E poi, di chi è vicario De Donatis se non del papa, in una diocesi come quella di Roma che Francesco ha recentemente riorganizzato da capo a piedi sotto suo totale comando, una diocesi in cui non cade foglia che il papa non voglia? Impensabile che il cardinale vicario abbia emesso quelle dichiarazioni solo di testa sua.
SCENA QUARTA
E siamo all’intervista del 24 gennaio all’Associated Press. Nella quale Francesco si dice estraneo al caso ma difende a spada tratta la decisione della congregazione per la dottrina della fede d’aver fatto cadere le accuse contro Rupnik, pur fondate, perché legate ad atti lontani nel tempo. “La prescrizione è una garanzia”, ha detto il papa nell’intervista. “Se c’è una minorenne la tolgo sempre, o con un adulto vulnerabile”, ma “in questo caso no”.

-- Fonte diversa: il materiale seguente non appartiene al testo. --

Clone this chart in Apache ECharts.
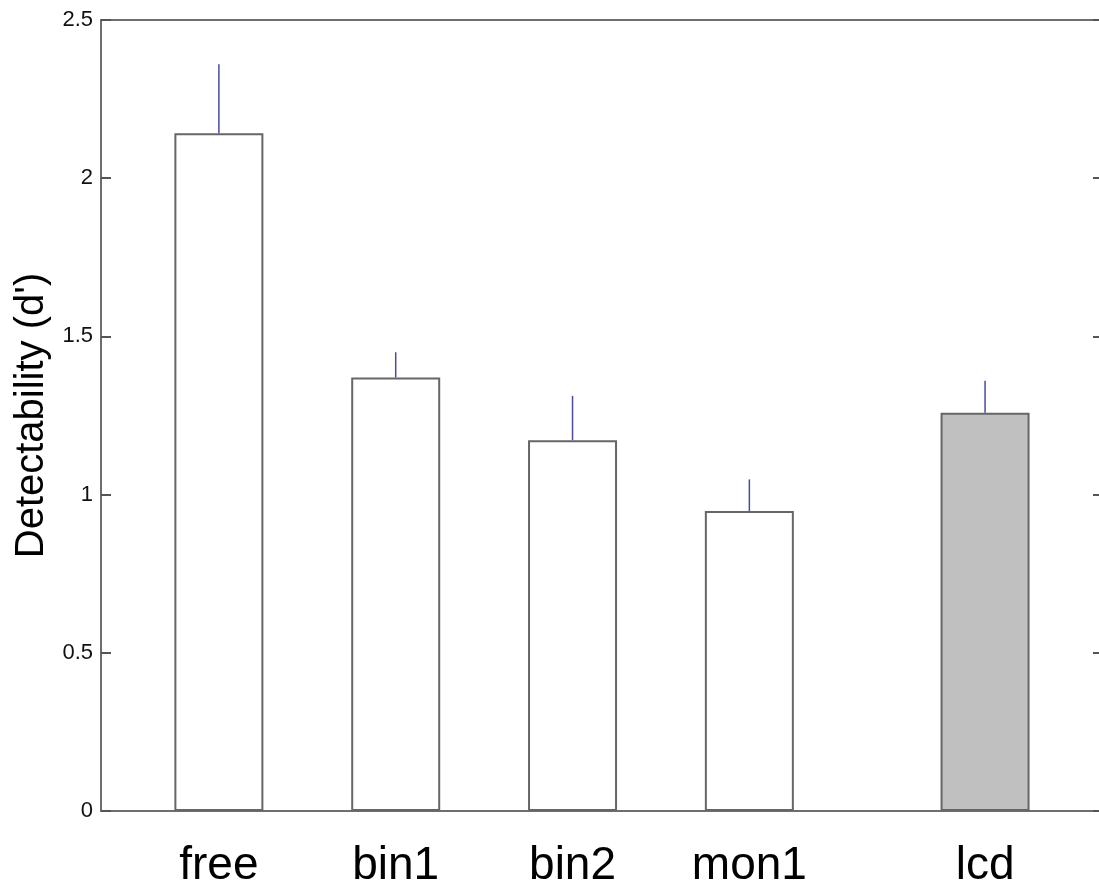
<!DOCTYPE html>
<html>
<head>
<meta charset="utf-8">
<script src="https://cdn.jsdelivr.net/npm/echarts@6/dist/echarts.min.js"></script>
<style>
html,body{margin:0;padding:0;background:#fff;}
#chart{width:1099px;height:890px;}
</style>
</head>
<body>
<div id="chart"></div>
<script>
const categories = ['free', 'bin1', 'bin2', 'mon1', 'lcd'];
const positions = [1, 2, 3, 4, 5.333];
const means = [2.142, 1.370, 1.172, 0.948, 1.259];
const errorTops = [2.360, 1.450, 1.312, 1.048, 1.360];
const yTickLabels = ['0', '0.5', '1', '1.5', '2', '2.5'];

const barData = positions.map((p, i) => [p, means[i]]);
const errData = positions.map((p, i) => [p, means[i], errorTops[i]]);

const chart = echarts.init(document.getElementById('chart'));
const axisGray = '#6e6e6e';
chart.setOption({
  animation: false,
  backgroundColor: '#ffffff',
  grid: { left: 101, top: 20, width: 1002, height: 791, containLabel: false, outerBoundsMode: 'none' },
  xAxis: [{
    type: 'value', min: 0.3333, max: 6, position: 'bottom',
    splitLine: { show: false },
    axisLine: { show: true, onZero: false, lineStyle: { color: axisGray, width: 2 } },
    axisTick: { show: false },
    axisLabel: {
      customValues: positions,
      margin: 32,
      fontSize: 46,
      fontFamily: 'Liberation Sans, Arial, sans-serif',
      color: '#000',
      formatter: function (v) {
        let best = 0, d = Infinity;
        positions.forEach((p, i) => { if (Math.abs(p - v) < d) { d = Math.abs(p - v); best = i; } });
        return categories[best];
      }
    }
  }, {
    type: 'value', min: 0.3333, max: 6, position: 'top',
    splitLine: { show: false },
    axisLine: { show: true, onZero: false, lineStyle: { color: axisGray, width: 2 } },
    axisTick: { show: false }, axisLabel: { show: false }
  }],
  yAxis: [{
    type: 'value', min: 0, max: 2.5, interval: 0.5, position: 'left',
    name: "Detectability (d')",
    nameLocation: 'middle',
    nameGap: 45,
    nameTextStyle: { fontSize: 40, fontFamily: 'Liberation Sans, Arial, sans-serif', color: '#000' },
    splitLine: { show: false },
    axisLine: { show: true, onZero: false, lineStyle: { color: axisGray, width: 2 } },
    axisTick: { show: true, inside: true, length: 10, lineStyle: { color: '#555', width: 2 } },
    axisLabel: {
      margin: 8, fontSize: 22, fontFamily: 'Liberation Sans, Arial, sans-serif', color: '#111',
      formatter: function (v) { return yTickLabels[Math.round(v / 0.5)]; }
    },
    z: 5
  }, {
    type: 'value', min: 0, max: 2.5, interval: 0.5, position: 'right',
    splitLine: { show: false },
    axisLine: { show: true, onZero: false, lineStyle: { color: axisGray, width: 2 } },
    axisTick: { show: true, inside: true, length: 10, lineStyle: { color: '#555', width: 2 } },
    axisLabel: { show: false },
    z: 5
  }],
  series: [{
    type: 'bar',
    xAxisIndex: 0, yAxisIndex: 0,
    barWidth: 89,
    data: barData,
    itemStyle: {
      color: function (p) { return p.dataIndex === 4 ? '#c0c0c0' : '#ffffff'; },
      borderColor: '#666666',
      borderWidth: 2
    },
    z: 2
  }, {
    type: 'custom',
    xAxisIndex: 0, yAxisIndex: 0,
    data: errData,
    z: 3,
    renderItem: function (params, api) {
      const a = api.coord([api.value(0), api.value(1)]);
      const b = api.coord([api.value(0), api.value(2)]);
      return {
        type: 'line',
        shape: { x1: a[0], y1: a[1], x2: b[0], y2: b[1] },
        style: { stroke: '#4a4aa0', lineWidth: 1.5 }
      };
    }
  }]
});
</script>
</body>
</html>
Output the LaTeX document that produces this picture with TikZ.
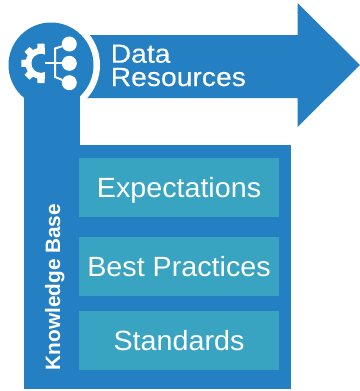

Quindi a parere del papa le donne abusate da Rupnik in veste di loro direttore spirituale non erano “vulnerabili”? A leggere le loro impressionanti testimonianze il giudizio che se ne ricava è proprio questo.
Nell’intervista Francesco esprime anche un suo cambio di giudizio su Rupnik, che ora gli si rivela, dice, come ”una persona molto limitata che però è potente, a volte”. E fa balenare che “alcuni devono uscire dallo stato clericale perché non possono continuare in una situazione pastorale di questo tipo”. Ma che a questi vaghi e tardivi rimproveri seguano i fatti è tutto da vedere.
E infine c’è quell’enigmatico rimando del papa a un pagamento in denaro, avvenuto per chiudere il caso: “Non so come il caso si è risolto, nel senso di un accordo comune. Credo che si pagò una indennizzo, ma io non conosco chiaramente l’accordo; ad ogni modo c’è stato un accordo”.
Un indennizzo a chi? A qualcuna delle donne violate? Le quali in realtà erano decine, come si scopre ogni giorno di più. E con che tipo di accordo?
Il cardinale Pell aveva proprio ragione. Il papa parla, la confusione cresce.